# INSTRUCTIONS TO FOLLOW:
Only the number is wanted: count the lines that include the word "chart".

Stored data:

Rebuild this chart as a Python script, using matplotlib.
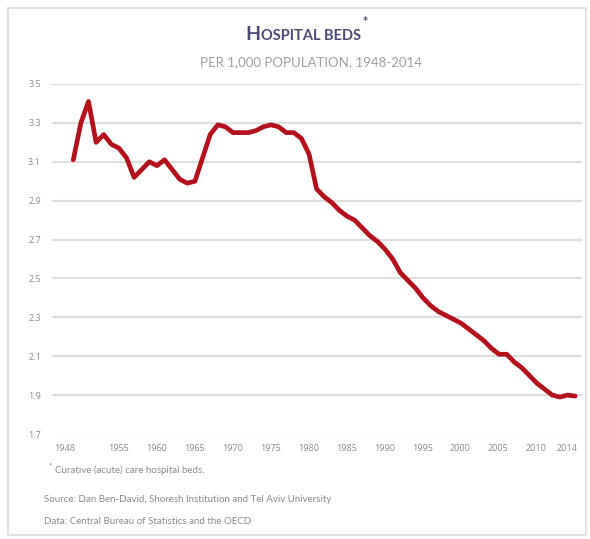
import matplotlib.pyplot as plt
from matplotlib.transforms import ScaledTranslation
from matplotlib.patches import Rectangle

plt.rcParams['font.family'] = ['Lato', 'DejaVu Sans']

# hospital beds per 1,000 population
years = list(range(1948, 2015))
beds = [3.11, 3.30, 3.41, 3.20, 3.24, 3.19, 3.17, 3.12, 3.02, 3.06,
        3.10, 3.08, 3.11, 3.06, 3.01, 2.99, 3.00, 3.12, 3.24, 3.29,
        3.28, 3.25, 3.25, 3.25, 3.26, 3.28, 3.29, 3.28, 3.25, 3.25,
        3.22, 3.14, 2.96, 2.92, 2.89, 2.85, 2.82, 2.80, 2.76, 2.72,
        2.69, 2.65, 2.60, 2.53, 2.49, 2.45, 2.40, 2.36, 2.33, 2.31,
        2.29, 2.27, 2.24, 2.21, 2.18, 2.14, 2.11, 2.11, 2.07, 2.04,
        2.00, 1.96, 1.93, 1.90, 1.89, 1.90, 1.895]
xticks = [1948, 1955, 1960, 1965, 1970, 1975, 1980, 1985, 1990, 1995,
          2000, 2005, 2010, 2014]
yticks = [1.7, 1.9, 2.1, 2.3, 2.5, 2.7, 2.9, 3.1, 3.3, 3.5]

fig = plt.figure(figsize=(5.9, 5.39), dpi=100)
W, H = 590, 539

# light frame round the whole chart
fig.patches.append(Rectangle((8 / W, 1 - 535 / H), 578 / W, 527 / H,
                             transform=fig.transFigure, fill=False,
                             edgecolor='#dcdcdc', lw=1.2))

ax = fig.add_axes([52 / W, 1 - 434 / H, 530 / W, 350 / H])
ax.set_xlim(1945.2, 2014.9)
ax.set_ylim(1.7, 3.5)

for v in yticks:
    if v == yticks[0]:
        ax.axhline(v, color='#c8c8c8', lw=0.9, ls=(0, (1, 1)), zorder=1)
    else:
        ax.axhline(v, color='#dedede', lw=1.6, zorder=1)

ax.plot(years, beds, color='#b3121c', lw=3.4, solid_joinstyle='round',
        solid_capstyle='round', zorder=3)

for s in ax.spines.values():
    s.set_visible(False)
ax.tick_params(length=0, colors='#8a8a8a', labelsize=6.5)
ax.set_yticks(yticks)
ax.set_yticklabels(['%.1f' % v for v in yticks], family='Open Sans')
ax.tick_params(axis='y', pad=8)
ax.set_xticks(xticks)
ax.set_xticklabels([str(y) for y in xticks], family='Open Sans')
ax.tick_params(axis='x', pad=7)
shift = ScaledTranslation(-6 / 72, 0, fig.dpi_scale_trans)
for lab in ax.get_xticklabels():
    lab.set_transform(lab.get_transform() + shift)

# title in small caps
navy = '#4b4b7a'
t1 = fig.text(245 / W, 1 - 40 / H, 'H', fontsize=14, color=navy,
              fontweight='bold', va='baseline', ha='left')
t2 = fig.text(0, 0, 'OSPITAL BEDS', fontsize=10.5, color=navy,
              fontweight='bold', va='baseline', ha='left')
fig.canvas.draw()
bb = t1.get_window_extent()
t2.set_position((bb.x1 / W + 0.5 / W, 1 - 40 / H))
fig.canvas.draw()
bb2 = t2.get_window_extent()
fig.text(bb2.x1 / W + 2 / W, 1 - 26 / H, '*', fontsize=9, color=navy,
         fontweight='bold', va='baseline', ha='left')

fig.text(311 / W, 1 - 62 / H, 'PER 1,000 POPULATION, 1948-2014',
         fontsize=9.5, color='#a0a0a0', ha='center', va='center')

fig.text(48 / W, 1 - 466 / H, '*', fontsize=6, color='#8a8a8a',
         ha='left', va='center')
fig.text(55 / W, 1 - 470 / H, 'Curative (acute) care hospital beds.',
         fontsize=7, color='#8a8a8a', ha='left', va='center')
fig.text(44 / W, 1 - 499 / H,
         'Source: Dan Ben-David, Shoresh Institution and Tel Aviv University',
         fontsize=7, color='#8a8a8a', ha='left', va='center')
fig.text(44 / W, 1 - 521 / H,
         'Data: Central Bureau of Statistics and the OECD',
         fontsize=7, color='#8a8a8a', ha='left', va='center')

fig.savefig('out.png', dpi=100)
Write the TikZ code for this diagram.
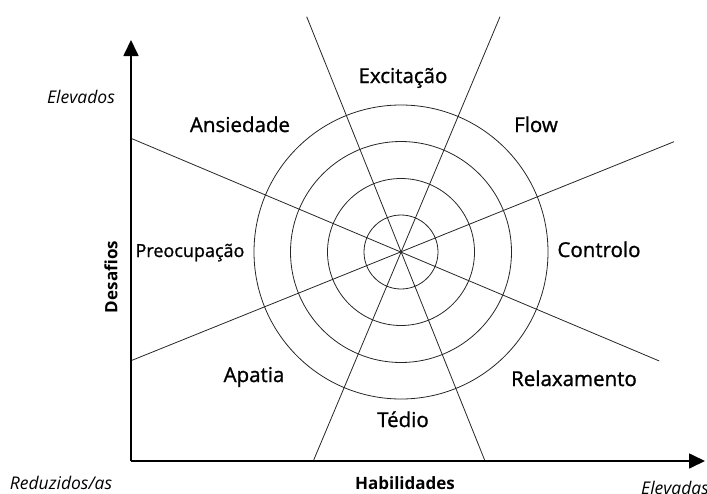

# THE OUTPUT:
2